Some Felons Feeling Their Votes
Nearly a half-million ex-cons have regained their voting rights since 1996 as eight states eased their restrictions on felons, an advocacy group says in a new study.
Despite the changes, an estimated 4 million citizens remain barred from voting because they are in prison for felonies or have felony records, according to The Sentencing Project, a Washington-based group that seeks alternatives to incarceration.
"Americans have traditionally believed that once you paid your debt to society, you're free to rejoin the community. This clearly conflicts with that," said Marc Mauer of The Sentencing Project. "Support for reform is growing very broadly."
From 1996 to 2003, states took a variety of approaches, the study found.
Nevada and Wyoming repealed lifetime bans for first-time, nonviolent felons; Delaware repealed a lifetime ban but now requires a five-year waiting period; Texas dropped the two-year waiting period that had earlier replaced a lifetime ban.
Other states that eased restrictions were Connecticut, Maryland, New Mexico and Virginia.
Overall, those changes meant that at least 471,000 former prison inmates have had their voting rights restored, according to an analysis cited by the project.

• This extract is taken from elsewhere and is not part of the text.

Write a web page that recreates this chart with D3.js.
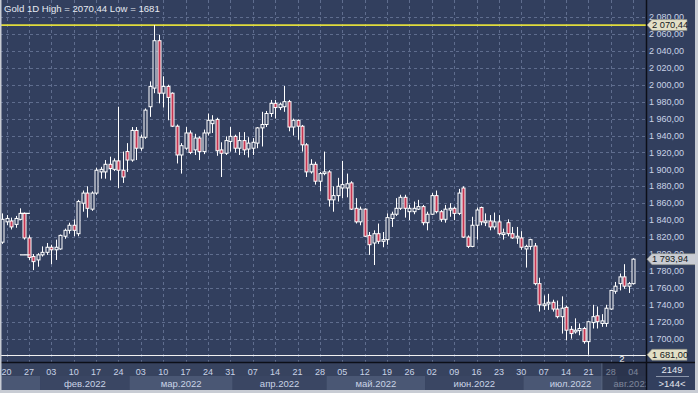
<!DOCTYPE html>
<html><head><meta charset="utf-8">
<script src="https://d3js.org/d3.v7.min.js"></script>
<style>html,body{margin:0;padding:0;background:#323f5e;overflow:hidden}svg{display:block}</style>
</head><body><svg id="c" width="698" height="393"></svg>
<script>
// ---------------- DATA ----------------
const dates = [
"2022-01-19","2022-01-20","2022-01-21","2022-01-24","2022-01-25","2022-01-26","2022-01-27","2022-01-28","2022-01-31",
"2022-02-01","2022-02-02","2022-02-03","2022-02-04","2022-02-07","2022-02-08","2022-02-09","2022-02-10","2022-02-11",
"2022-02-14","2022-02-15","2022-02-16","2022-02-17","2022-02-18","2022-02-21","2022-02-22","2022-02-23","2022-02-24","2022-02-25","2022-02-28",
"2022-03-01","2022-03-02","2022-03-03","2022-03-04","2022-03-07","2022-03-08","2022-03-09","2022-03-10","2022-03-11",
"2022-03-14","2022-03-15","2022-03-16","2022-03-17","2022-03-18","2022-03-21","2022-03-22","2022-03-23","2022-03-24","2022-03-25",
"2022-03-28","2022-03-29","2022-03-30","2022-03-31",
"2022-04-01","2022-04-04","2022-04-05","2022-04-06","2022-04-07","2022-04-08","2022-04-11","2022-04-12","2022-04-13","2022-04-14","2022-04-15",
"2022-04-18","2022-04-19","2022-04-20","2022-04-21","2022-04-22","2022-04-25","2022-04-26","2022-04-27","2022-04-28","2022-04-29",
"2022-05-02","2022-05-03","2022-05-04","2022-05-05","2022-05-06","2022-05-09","2022-05-10","2022-05-11","2022-05-12","2022-05-13",
"2022-05-16","2022-05-17","2022-05-18","2022-05-19","2022-05-20","2022-05-23","2022-05-24","2022-05-25","2022-05-26","2022-05-27","2022-05-30","2022-05-31",
"2022-06-01","2022-06-02","2022-06-03","2022-06-06","2022-06-07","2022-06-08","2022-06-09","2022-06-10","2022-06-13","2022-06-14","2022-06-15","2022-06-16","2022-06-17",
"2022-06-20","2022-06-21","2022-06-22","2022-06-23","2022-06-24","2022-06-27","2022-06-28","2022-06-29","2022-06-30",
"2022-07-01","2022-07-04","2022-07-05","2022-07-06","2022-07-07","2022-07-08","2022-07-11","2022-07-12","2022-07-13","2022-07-14","2022-07-15",
"2022-07-18","2022-07-19","2022-07-20","2022-07-21","2022-07-22","2022-07-25","2022-07-26","2022-07-27","2022-07-28","2022-07-29",
"2022-08-01","2022-08-02","2022-08-03","2022-08-04"];

const open = [1814,1838,1839,1835,1841,1848,1819,1797,1793,
1799,1802,1808,1805,1806,1821,1828,1834,1824,
1860,1872,1853,1872,1897,1897,1906,1900,1910,1899,1921,
1911,1946,1925,1938,1974,1996,2052,1990,1998,
1990,1951,1917,1925,1943,1923,1937,1921,1943,1954,
1959,1923,1919,1933,
1939,1925,1934,1924,1925,1931,1949,1953,1966,1978,1973,
1974,1980,1950,1958,1951,1929,1897,1906,1886,1895,
1897,1864,1869,1878,1878,1884,1854,1838,1853,1822,
1813,1824,1815,1817,1842,1847,1854,1867,1850,1850,1853,1856,
1837,1847,1869,1850,1841,1852,1854,1848,1878,1820,1809,1834,1855,
1837,1839,1832,1838,1823,1837,1824,1819,1819,
1806,1809,1809.5,1765,1739,1741,1743,1735,1726,1737,1711,
1708,1709.5,1712,1696.5,1719,1727,1718,1718,1735,1756,
1765,1773,1762,1765];

const high = [1848,1846,1843,1845,1854,1849,1822,1800,1801,
1809,1813,1811,1817,1823,1830,1837,1841,1864,
1875,1880,1874,1902,1903,1911,1915,1913,1974,1921,1931,
1950,1950,1941,1972,2004,2070.44,2059,2010,2000,
1991,1953,1931,1950,1946,1942,1939,1947,1966,1964,
1961,1932,1939,1950,
1941,1944,1944,1938,1937,1950,1968,1969,1982,1982,1979,
1998.5,1982,1960,1959,1952.5,1931,1912,1909,1897,1921,
1899,1880,1890,1910,1895,1886,1866,1856,1854,1826,
1828,1836,1826,1848,1850,1866,1870,1870,1858,1862,1864,1858,
1850,1872,1875,1852,1858,1860,1856,1877,1880,1822,1844,1855,1856,
1848,1846,1849,1846,1830,1841,1832,1832,1827,
1811,1818,1813,1772,1751,1753,1746,1745,1750,1739,1715,
1724,1718,1714,1721,1740,1738,1729,1740,1757,1767,
1777,1788,1767,1795];

const low = [1812,1834,1829,1831,1840,1817,1793,1781,1785,
1797,1799,1788,1793,1805,1818,1824,1821,1821,
1850,1843,1851,1870,1889,1889,1887,1898,1878,1884,1897,
1909,1911,1922,1936,1962,1990,1978,1973,1958,
1950,1907,1895,1923,1918,1917,1911,1918,1940,1943,
1916,1891,1917,1921,
1920,1917,1917,1914,1917,1925,1927,1950,1962,1960,1970,
1968,1945,1940,1935,1921,1891,1895,1882,1874,1893,
1856,1850,1862,1866,1867,1852,1836,1834,1820,1799,
1787,1812,1808,1811,1832,1845,1852,1843,1840,1847,1852,1834,
1828,1846,1848,1838,1837,1844,1840,1846,1819,1807,1808,1817,1834,
1833,1828,1829,1822,1817,1821,1818,1812,1805,
1784,1805,1763,1732,1734,1734,1732,1724,1706,1698,1700,
1706,1704,1694,1681,1712,1712,1714,1714,1734,1753,
1757,1759,1754,1764];

const close = [1841,1842,1832,1842,1848,1819,1796,1791,1799,
1802,1808,1805,1808,1822,1828,1834,1828,1862,
1872,1854,1872,1899,1900,1906,1901,1910,1899,1891,1911,
1946,1925,1938,1970,1998,2052,1990,1998,1985,
1951,1917,1928,1943,1920,1937,1921,1943,1958,1958,
1922,1919,1934,1939,
1925,1934,1923,1931,1932,1949,1953,1966,1978,1973,1977,
1980,1950,1958,1951,1929,1897,1906,1886,1895,1897,
1864,1869,1880,1882,1883,1853,1838,1853,1821,1811,
1824,1815,1817,1843,1847,1854,1867,1854,1854,1854,1856,1837,
1847,1869,1850,1841,1853,1854,1848,1872,1820,1809,1834,1852,1838,
1839,1832,1838,1824,1825,1824,1819,1821,1808,
1809,1817,1765,1740,1741,1743,1735,1726,1736,1710,1706,
1710,1712,1696.5,1720,1726,1720,1721,1736,1757,1762,
1773,1762,1765,1793.94];

const weekTicks = ["2022-01-20","2022-01-27","2022-02-03","2022-02-10","2022-02-17","2022-02-24",
"2022-03-03","2022-03-10","2022-03-17","2022-03-24","2022-03-31","2022-04-07","2022-04-14","2022-04-21","2022-04-28",
"2022-05-05","2022-05-12","2022-05-19","2022-05-26","2022-06-02","2022-06-09","2022-06-16","2022-06-23","2022-06-30",
"2022-07-07","2022-07-14","2022-07-21","2022-07-28","2022-08-04"];

const monthKeys = ["2022-01","2022-02","2022-03","2022-04","2022-05","2022-06","2022-07","2022-08"];
const monthLabels = ["","фев.2022","мар.2022","апр.2022","май.2022","июн.2022","июл.2022","авг.2022"];

const yTicks = [2080,2060,2040,2020,2000,1980,1960,1940,1920,1900,1880,1860,1840,1820,1800,1780,1760,1740,1720,1700];

// horizontal annotation segments (index from, index to, price)
const levelMarks = [{from:4, to:6.2, value:1848},{from:4, to:6.2, value:1799}];

const title = "Gold 1D High = 2070,44 Low = 1681";
const barCount = 2149, visibleBars = 144;

// ---------------- CHART ----------------
const W = 698, H = 393, plotR = 646, plotB = 362;
const BG = "#323f5e", GRID = "#5f6d8e", TXT = "#c9d3e6", BEAR = "#c43652";
const FONT = "'Liberation Sans', Arial, sans-serif";

const svg = d3.select("#c");
svg.append("rect").attr("width", W).attr("height", H).attr("fill", BG);

const x = d3.scalePoint().domain(dates).range([2.1, 633.2]);
const y = d3.scaleLinear().domain([1680, 2080]).range([355.6, 17]);
const xi = d3.scaleLinear().domain([0, dates.length - 1]).range([2.1, 633.2]);

const ru = d3.formatLocale({decimal: ",", thousands: " ", grouping: [3], currency: ["", ""]});
const fmt = ru.format(",.2f");

svg.append("clipPath").attr("id", "pc").append("rect").attr("x", 0).attr("y", 0).attr("width", plotR).attr("height", plotB);
const plot = svg.append("g").attr("clip-path", "url(#pc)");

// grid
plot.selectAll("line.hg").data(yTicks).join("line")
  .attr("x1", 0).attr("x2", plotR)
  .attr("y1", d => Math.round(y(d)) + 0.5).attr("y2", d => Math.round(y(d)) + 0.5)
  .attr("stroke", GRID).attr("stroke-dasharray", "3,3");
plot.selectAll("line.vg").data(weekTicks).join("line")
  .attr("x1", d => Math.round(x(d)) + 0.5).attr("x2", d => Math.round(x(d)) + 0.5)
  .attr("y1", 0).attr("y2", plotB)
  .attr("stroke", GRID).attr("stroke-dasharray", "3,3");

// level lines
plot.append("line").attr("x1", 0).attr("x2", plotR)
  .attr("y1", y(d3.max(high))).attr("y2", y(d3.max(high)))
  .attr("stroke", "#e0dc3c").attr("stroke-width", 1.6);
plot.append("line").attr("x1", 0).attr("x2", plotR)
  .attr("y1", Math.round(y(d3.min(low))) + 0.5).attr("y2", Math.round(y(d3.min(low))) + 0.5)
  .attr("stroke", "#f2f2f2").attr("stroke-width", 1.2);

// candles
const candles = dates.map((d, i) => ({d, o: open[i], h: high[i], l: low[i], c: close[i]}));
const cg = plot.selectAll("g.cd").data(candles).join("g");
cg.append("line")
  .attr("x1", d => Math.round(x(d.d)) + 0.5).attr("x2", d => Math.round(x(d.d)) + 0.5)
  .attr("y1", d => y(d.h)).attr("y2", d => y(d.l))
  .attr("stroke", "#ffffff").attr("stroke-width", 1);
cg.append("rect")
  .attr("x", d => Math.round(x(d.d)) - 1)
  .attr("width", 3)
  .attr("y", d => y(Math.max(d.o, d.c)))
  .attr("height", d => Math.max(1, Math.abs(y(d.o) - y(d.c))))
  .attr("fill", d => d.c < d.o ? BEAR : BG)
  .attr("stroke", "#ffffff").attr("stroke-width", 1);

// annotation segments
plot.selectAll("line.lm").data(levelMarks).join("line")
  .attr("x1", d => xi(d.from)).attr("x2", d => xi(d.to))
  .attr("y1", d => y(d.value)).attr("y2", d => y(d.value))
  .attr("stroke", "#ffffff").attr("stroke-width", 1.2);

// title
svg.append("text").attr("x", 4).attr("y", 12).attr("fill", "#e6eaf2")
  .attr("font-family", FONT).attr("font-size", 9.6).text(title);

// small "2" marker
svg.append("text").attr("x", (x(dates[138]) + x(dates[139])) / 2).attr("y", 361.5)
  .attr("text-anchor", "middle").attr("fill", "#ffffff")
  .attr("font-family", FONT).attr("font-size", 9.5).text("2");

// ---------- x axis ----------
const ax = svg.append("g");
ax.append("rect").attr("x", 0).attr("y", plotB).attr("width", plotR).attr("height", H - plotB).attr("fill", "#37435f");
// month bands
const monthData = monthKeys.map((k, i) => {
  const idx = dates.map((d, j) => d.startsWith(k) ? j : -1).filter(j => j >= 0);
  const first = idx[0], last = idx[idx.length - 1];
  const x0 = first === 0 ? 0 : (xi(first) + xi(first - 1)) / 2;
  const x1 = last === dates.length - 1 ? plotR : (xi(last) + xi(last + 1)) / 2;
  return {k, label: monthLabels[i], x0, x1, i};
});
svg.append("clipPath").attr("id", "ac").append("rect").attr("x", 0).attr("y", plotB).attr("width", plotR).attr("height", H - plotB);
const axc = ax.append("g").attr("clip-path", "url(#ac)");
axc.selectAll("rect.mb").data(monthData).join("rect")
  .attr("x", d => d.x0).attr("width", d => d.x1 - d.x0)
  .attr("y", 376).attr("height", 14)
  .attr("fill", d => d.i % 2 === 0 ? "#4a5774" : "#3a4663");
axc.selectAll("text.ml").data(monthData).join("text")
  .attr("x", d => (d.x0 + d.x1) / 2).attr("y", 386.5)
  .attr("text-anchor", "middle").attr("fill", TXT)
  .attr("font-family", FONT).attr("font-size", 9.5).text(d => d.label);
axc.selectAll("text.dl").data(weekTicks).join("text")
  .attr("x", d => x(d)).attr("y", 374.5)
  .attr("text-anchor", "middle").attr("fill", TXT)
  .attr("font-family", FONT).attr("font-size", 9).text(d => d.slice(8));
// dim overlay for last bars
const ovX = x(dates[134]);
ax.append("rect").attr("x", ovX).attr("y", plotB + 1).attr("width", plotR - ovX).attr("height", H - plotB - 4)
  .attr("fill", "#1c2438").attr("opacity", 0.45);
ax.append("line").attr("x1", ovX).attr("x2", ovX).attr("y1", plotB + 1).attr("y2", 390)
  .attr("stroke", "#5a6680").attr("stroke-width", 1);

// axis separator lines
svg.append("line").attr("x1", 0).attr("x2", W).attr("y1", plotB + 0.5).attr("y2", plotB + 0.5).attr("stroke", "#0c0f18").attr("stroke-width", 1.5);
svg.append("line").attr("x1", plotR + 0.5).attr("x2", plotR + 0.5).attr("y1", 0).attr("y2", 390).attr("stroke", "#0c0f18").attr("stroke-width", 1.5);

// ---------- y axis ----------
svg.selectAll("text.yl").data(yTicks).join("text")
  .attr("x", 649).attr("y", d => y(d)).attr("dy", "0.35em")
  .attr("fill", TXT).attr("font-family", FONT).attr("font-size", 9).text(d => fmt(d));

function priceBox(v, right, fill) {
  const yy = y(v), h = 5.5;
  svg.append("path")
    .attr("d", `M${plotR + 1},${yy} L${plotR + 6},${yy - h} L${right},${yy - h} L${right},${yy + h} L${plotR + 6},${yy + h} Z`)
    .attr("fill", fill).attr("stroke", "#8a8c80").attr("stroke-width", 0.6);
  svg.append("text").attr("x", plotR + 6).attr("y", yy).attr("dy", "0.36em")
    .attr("fill", "#141820").attr("font-family", FONT).attr("font-size", 9.3).text(fmt(v));
}
priceBox(d3.max(high), 687, "#e2dfc6");
priceBox(close[close.length - 1], 696, "#c9ccd3");
priceBox(d3.min(low), 687, "#e2dfc6");

// bottom-right cell
svg.append("text").attr("x", 672).attr("y", 373).attr("text-anchor", "middle").attr("fill", "#e2e6ee")
  .attr("font-family", FONT).attr("font-size", 9.5).text(barCount);
svg.append("line").attr("x1", 656).attr("x2", 689).attr("y1", 376.5).attr("y2", 376.5).attr("stroke", "#8c96aa");
svg.append("text").attr("x", 672).attr("y", 386.5).attr("text-anchor", "middle").attr("fill", "#e2e6ee")
  .attr("font-family", FONT).attr("font-size", 9.5).text(">" + visibleBars + "<");

// frame
svg.append("rect").attr("x", 0).attr("y", 0).attr("width", 1.5).attr("height", H).attr("fill", "#c8ccd4");
svg.append("rect").attr("x", 695).attr("y", 0).attr("width", 3).attr("height", H).attr("fill", "#c8ccd4");
svg.append("rect").attr("x", 0).attr("y", 390).attr("width", W).attr("height", 3).attr("fill", "#c8ccd4");
</script>
</body></html>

But states did not always make voting easier for felons. In Massachusetts and Utah, voter referendums took away the right of felons to vote behind bars. The move affected about 23,000 inmates. Now, only Maine and Vermont allow such voting.
Some conservatives said the push to let felons vote is misguided.
"People who violate the rights of others and have harmed others should still be excluded," said David Muhlhausen, a senior policy analyst at the Heritage Foundation.
The Sentencing Project is part of a larger campaign involving civil rights organizations and advocacy groups for the poor. They are seeking to press states to ease restrictions on felons, emphasizing the harm that prohibitions do to the black community.
Of 4 million disenfranchised voters, blacks make up one-third, researchers estimate. Overall, some 13 percent of all black men are barred from voting because of such laws.
"I've been relegated to the same status as my ancestors when they were in slavery," said Joseph "Jazz" Hayden, a community organizer in New York who served 13 years of a 20-year manslaughter sentence.
He has been out of prison and on parole for two years, but under state law will not be able to cast a vote for mayor, governor or president until his full sentence is complete.
"I'm a taxpayer and I'm a citizen," Hayden said. "I'm a very political person. I have opinions on everything that human beings do, but I have no voice."
There were 2.1 million people in federal, state and local lockups at the end of 2002. Counting those behind bars and those who once had been, the Justice Department estimated there were 5.6 million with "prison experience" in 2001.